Silver: there's no way around it. To hang up the trowel at age 49 and retire to your beachfront condo, that just makes no sense whatsoever. That's pure and simple not sustainable.
On the other hand (yeah I'm a retired cop) do you want some 60 yr old guy chasing some mook through your backyard? I was 45 yrs old and chasing armed teenagers down a street - I still managed to keep up with a 30 yr old detective. But by time we lost them I was so winded, the only thing I could do if I caught one of them was crap on him. I have a pension but I still have to work full time and my wife also works - we're not rich by any means. I will have to work until 66.
On the other side of the argument, I warned some of the younger cops that the older guys were going to ruin it for everyone with their overtime going into their pension calculations. Guys retiring at $75G and more a year based on monstrous OT eventually did ruin it. The State started a new pension tier where now all the new cops have to kick in where before their was no contribution. Plus now they have to work 25 years to retire at half pay instead of twenty. I did 24+ years and was waking up at night getting ready to puke from the stress. As a rule, cops don't last too long after retirement. Plus, the retirement system was based on public servants making squat sixty years ago (only 70% of the private sector). Now that the money isn't bad the pension benefit has to be restructured. I worked through the Carter years when I was losing 8% a year due to inflation and that was after a 4% raise.
Sig94:
Pensions in general (and especially in the public sector) have been out of whack for quite a while, and particularly since the stupid and greedy public employee unions got involved.
The threat of strikes by critical public servants like police, fire and garbage, er, should I say sanitation, have skewed any reasoning and logic from the process. The business cycle was removed from the discussions, and retirement plans never involved ebb and flow of municipal revenues. That, plus like you pointed out, Sig, manipulations of the base rate jacked up the pay outs year in and year out. The pensions got larger, the time to retirement got shorter, and now we have 49 year old retirees: unsustainable, simply unsustainable.
In a normal business, or even a normal guy, planning on future revenue streams always figures that there will be a best case and worst case at some point in the undetermined future. Greedy unions always based their argument on best case, and never assumed things would go bad. If they did, they exempted themselves from the downside at the cost of the taxpayer, or corporation.
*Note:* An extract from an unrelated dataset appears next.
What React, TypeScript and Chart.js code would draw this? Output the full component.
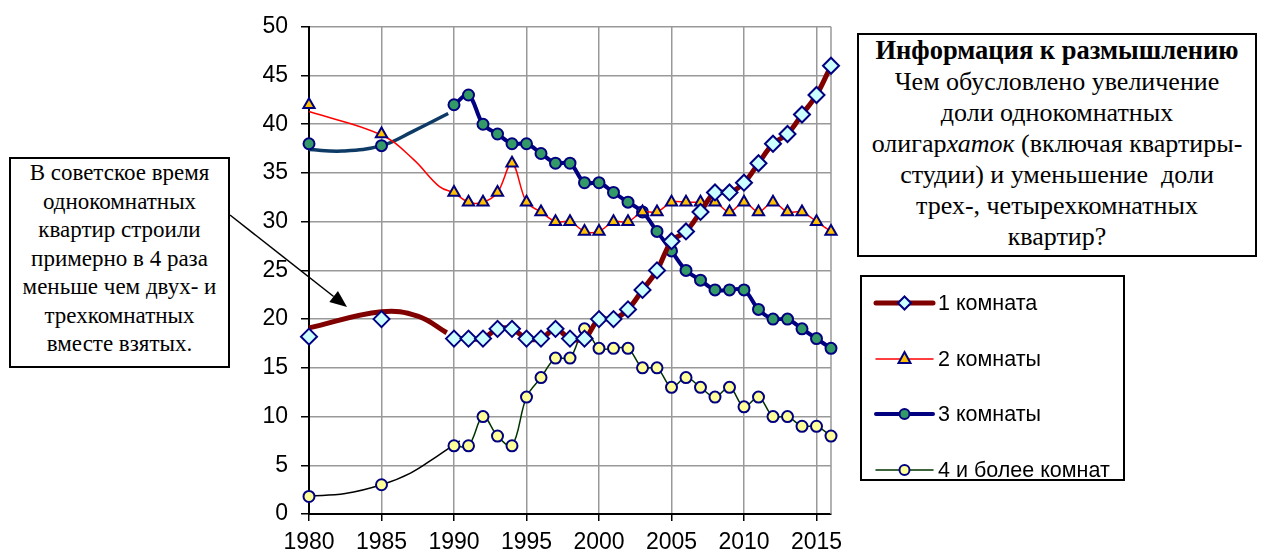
import React, { useEffect, useRef } from "react";
import { Chart, registerables } from "chart.js";

Chart.register(...registerables);

// ---------- data ----------
const years = [
  1980, 1985, 1990, 1991, 1992, 1993, 1994, 1995, 1996, 1997, 1998, 1999, 2000,
  2001, 2002, 2003, 2004, 2005, 2006, 2007, 2008, 2009, 2010, 2011, 2012, 2013,
  2014, 2015, 2016,
];
const oneRoom = [
  18.2, 20, 18, 18, 18, 19, 19, 18, 18, 19, 18, 18, 20, 20, 21, 23, 25, 28, 29,
  31, 33, 33, 34, 36, 38, 39, 41, 43, 46,
];
const twoRooms = [
  42, 39, 33, 32, 32, 33, 36, 32, 31, 30, 30, 29, 29, 30, 30, 31, 31, 32, 32,
  32, 32, 31, 32, 31, 32, 31, 31, 30, 29,
];
const threeRooms = [
  38, 37.8, 42, 43, 40, 39, 38, 38, 37, 36, 36, 34, 34, 33, 32, 31, 29, 27, 25,
  24, 23, 23, 23, 21, 20, 20, 19, 18, 17,
];
const fourPlusRooms = [
  1.8, 3, 7, 7, 10, 8, 7, 12, 14, 16, 16, 19, 17, 17, 17, 15, 15, 13, 14, 13,
  12, 13, 11, 12, 10, 10, 9, 9, 8,
];

// curves drawn over the Soviet period (1980–1990)
const oneRoomCurveYears = [1980, 1985, 1987.5, 1989.5];
const oneRoomCurve = [19.1, 20.75, 20.3, 18.6];
const twoRoomsCurveYears = [1980, 1985, 1987.2, 1989, 1990];
const twoRoomsCurve = [41.3, 38.9, 36.4, 33.6, 33];
const threeRoomsCurveYears = [1980, 1982.3, 1985, 1987.2, 1989.6];
const threeRoomsCurve = [37.4, 37.25, 37.8, 39.3, 41.1];
const fourPlusCurveYears = [1980, 1982.5, 1985, 1987, 1988.8, 1990.4];
const fourPlusCurve = [1.85, 2.1, 3.0, 4.2, 5.9, 7.5];

const xTicks = [1980, 1985, 1990, 1995, 2000, 2005, 2010, 2015];
const seriesNames = ["1 комната", "2 комнаты", "3 комнаты", "4 и более комнат"];

// ---------- styles ----------
const SANS = '"Liberation Sans", Arial, sans-serif';
const SERIF = '"Liberation Serif", "Times New Roman", serif';
const NAVY = "#000080";
const GRID = "#999999";

const seriesStyles = [
  { line: "#800000", width: 5, point: "rectRot", radius: 8, fill: "#CCFFFF", curve: "#800000", curveWidth: 5 },
  { line: "#FF0000", width: 1.5, point: "triangle", radius: 6.5, fill: "#FFC000", curve: "#FF0000", curveWidth: 1.5 },
  { line: NAVY, width: 4, point: "circle", radius: 5.5, fill: "#339966", curve: "#0D3B66", curveWidth: 3.5 },
  { line: "#003300", width: 1.5, point: "circle", radius: 5.5, fill: "#FFFF99", curve: "#000000", curveWidth: 1.5 },
];

function toPoints(xs: number[], ys: number[]) {
  const pts: { x: number; y: number | null }[] = [];
  xs.forEach((x, i) => {
    if (i > 0 && x - xs[i - 1] > 1) pts.push({ x: (x + xs[i - 1]) / 2, y: null });
    pts.push({ x, y: ys[i] });
  });
  return pts;
}
function toCurve(xs: number[], ys: number[]) {
  return xs.map((x, i) => ({ x, y: ys[i] }));
}

const frame = {
  id: "frame",
  beforeDatasetsDraw(chart: any) {
    const { ctx, chartArea: a } = chart;
    ctx.save();
    ctx.strokeStyle = GRID;
    ctx.lineWidth = 1.5;
    ctx.beginPath();
    ctx.moveTo(a.right, a.top);
    ctx.lineTo(a.right, a.bottom);
    ctx.stroke();
    ctx.restore();
  },
};

export default function App() {
  const ref = useRef<HTMLCanvasElement | null>(null);

  useEffect(() => {
    if (!ref.current) return;
    const mainValues = [oneRoom, twoRooms, threeRooms, fourPlusRooms];
    const curves = [
      [oneRoomCurveYears, oneRoomCurve],
      [twoRoomsCurveYears, twoRoomsCurve],
      [threeRoomsCurveYears, threeRoomsCurve],
      [fourPlusCurveYears, fourPlusCurve],
    ];
    const main = mainValues.map((vals, i) => {
      const s = seriesStyles[i];
      return {
        label: seriesNames[i],
        data: toPoints(years, vals),
        borderColor: s.line,
        borderWidth: s.width,
        pointStyle: s.point,
        pointRadius: s.radius,
        pointBackgroundColor: s.fill,
        pointBorderColor: NAVY,
        pointBorderWidth: 2,
        tension: 0.35,
        spanGaps: false,
        clip: false,
      };
    });
    const curveSets = curves.map(([xs, ys], i) => {
      const s = seriesStyles[i];
      return {
        label: seriesNames[i] + " (1980–1990)",
        data: toCurve(xs as number[], ys as number[]),
        borderColor: s.curve,
        borderWidth: s.curveWidth,
        pointRadius: 0,
        tension: 0.4,
        clip: false,
      };
    });

    const chart = new Chart(ref.current, {
      type: "line",
      data: { datasets: [...main, ...curveSets] as any },
      options: {
        animation: false,
        responsive: false,
        devicePixelRatio: 1,
        layout: { padding: { left: 0, right: 434, top: 25, bottom: 0 } },
        plugins: { legend: { display: false }, tooltip: { enabled: false } },
        scales: {
          x: {
            type: "linear",
            min: 1980,
            max: 2016,
            afterBuildTicks: (s: any) => {
              s.ticks = xTicks.map((v) => ({ value: v }));
            },
            afterFit: (s: any) => {
              s.height = 40;
            },
            grid: {
              color: (c: any) => (c.tick && c.tick.value === 1980 ? "rgba(0,0,0,0)" : GRID),
              lineWidth: 1.5,
              tickColor: "#000",
              tickLength: 7,
              tickWidth: 1.5,
            },
            border: { color: "#000", width: 2 },
            ticks: {
              color: "#000",
              font: { family: SANS, size: 23 },
              padding: 8,
              maxRotation: 0,
              callback: (v: any) => String(v),
            },
          },
          y: {
            min: 0,
            max: 50,
            afterFit: (s: any) => {
              s.width = 309;
            },
            grid: {
              color: (c: any) => (c.tick && c.tick.value === 0 ? "rgba(0,0,0,0)" : GRID),
              lineWidth: 1.5,
              tickColor: "#000",
              tickLength: 8,
              tickWidth: 1.5,
            },
            border: { color: "#000", width: 2 },
            ticks: {
              stepSize: 5,
              color: "#000",
              font: { family: SANS, size: 23 },
              padding: 13,
            },
          },
        },
      },
      plugins: [frame],
    });
    return () => chart.destroy();
  }, []);

  // arrow geometry
  const ax1 = 230, ay1 = 215, ax2 = 347, ay2 = 307;
  const len = Math.hypot(ax2 - ax1, ay2 - ay1);
  const ux = (ax2 - ax1) / len, uy = (ay2 - ay1) / len;
  const bx = ax2 - ux * 17, by = ay2 - uy * 17;
  const px = -uy * 7, py = ux * 7;

  const legendRows = [303, 359, 414, 470];

  const marker = (i: number, cx: number, cy: number) => {
    const s = seriesStyles[i];
    if (s.point === "rectRot")
      return <polygon points={`${cx - 6.5},${cy} ${cx},${cy - 6.5} ${cx + 6.5},${cy} ${cx},${cy + 6.5}`} fill={s.fill} stroke={NAVY} strokeWidth={2} />;
    if (s.point === "triangle")
      return <polygon points={`${cx},${cy - 7} ${cx + 6},${cy + 4} ${cx - 6},${cy + 4}`} fill={s.fill} stroke={NAVY} strokeWidth={2} />;
    return <circle cx={cx} cy={cy} r={5} fill={s.fill} stroke={NAVY} strokeWidth={2} />;
  };

  return (
    <div style={{ position: "fixed", left: 0, top: 0, width: 1265, height: 554, background: "#fff", overflow: "hidden" }}>
      <canvas ref={ref} width={1265} height={554} style={{ position: "absolute", left: 0, top: 0, width: 1265, height: 554 }} />
      <svg width={1265} height={554} style={{ position: "absolute", left: 0, top: 0, pointerEvents: "none" }}>
        <line x1={ax1} y1={ay1} x2={bx} y2={by} stroke="#000" strokeWidth={1.5} />
        <polygon points={`${ax2},${ay2} ${bx + px},${by + py} ${bx - px},${by - py}`} fill="#000" />
        {seriesStyles.map((s, i) => (
          <g key={i}>
            <line x1={876} y1={legendRows[i]} x2={933} y2={legendRows[i]} stroke={s.line} strokeWidth={s.width} strokeLinecap="round" />
            {marker(i, 904.5, legendRows[i])}
          </g>
        ))}
      </svg>

      {/* left annotation */}
      <div
        style={{
          position: "absolute", left: 9, top: 157, width: 221, height: 211, boxSizing: "border-box",
          border: "2px solid #000", background: "#fff", fontFamily: SERIF, fontSize: 23, lineHeight: "28.5px",
          textAlign: "center", color: "#000", paddingTop: 0, whiteSpace: "nowrap",
        }}
      >
        <div>В советское время</div>
        <div>однокомнатных</div>
        <div>квартир строили</div>
        <div>примерно в 4 раза</div>
        <div>меньше чем двух- и</div>
        <div>трехкомнатных</div>
        <div>вместе взятых.</div>
      </div>

      {/* right annotation */}
      <div
        style={{
          position: "absolute", left: 857, top: 33, width: 400, height: 224, boxSizing: "border-box",
          border: "2px solid #000", background: "#fff", fontFamily: SERIF, fontSize: 26, lineHeight: "31px",
          textAlign: "center", color: "#000", paddingTop: 0, whiteSpace: "nowrap",
        }}
      >
        <div style={{ fontWeight: "bold", fontSize: 26.5 }}>Информация к размышлению</div>
        <div>Чем обусловлено увеличение</div>
        <div>доли однокомнатных</div>
        <div>
          олигар<i>хаток</i> (включая квартиры-
        </div>
        <div>студии) и уменьшение&nbsp; доли</div>
        <div>трех-, четырехкомнатных</div>
        <div>квартир?</div>
      </div>

      {/* legend */}
      <div
        style={{
          position: "absolute", left: 860, top: 275, width: 265, height: 206, boxSizing: "border-box",
          border: "2px solid #000", pointerEvents: "none",
        }}
      />
      {seriesNames.map((n, i) => (
        <div
          key={n}
          style={{
            position: "absolute", left: 938, top: legendRows[i] - 12, height: 24, lineHeight: "24px",
            fontFamily: SANS, fontSize: 21.5, color: "#000", whiteSpace: "nowrap",
          }}
        >
          {n}
        </div>
      ))}
    </div>
  );
}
I have been a 401(k) guy, so has my wife, and we are doing it the way you're supposed to do it: you allow for risk, your tolerance to it, and accept things for what they are. Additionally, being realists and not living in La La land, we are not counting on Social Security being around in its present form, as that would be suicide. Life in reality sometimes sucks, but to dunk your head in the sand and pretend that reality is nothing but cake and limosines as far as the eye can see is insanity.
To live in never never land, and expect that everyone's grand kids are going to pick up the tab once you are gone is irresponsible, to say the least (no not you personally, Sig, but you know what I mean).
The chickens come home to roost, and at some point some grownup will reign things in, at terrible pain for all of those to whom promises were made when those promises can no longer be kept.
I dunno know about other states, but here in NY public employees are forbidden to strike under the Taylor Law.
But no question about it, things have got to change. The way the unions have a stranglehold on State legislators I do not see much happening until it is too late.
And you know that the federal government is going to bail out these state unions the same way they bailed out the auto unions. The companies they worked for were going under, but they still deserve to be paid $38 an hour plus unbelievable benefits (half pay if they get laid off???? they too good for unemployment like everyone else????).
Now, if someone could just reign in on Congress and their lifetime pay for being elected only once ...
Krystal:
Some of these union entitlements are just outrageous. Just completely out of control.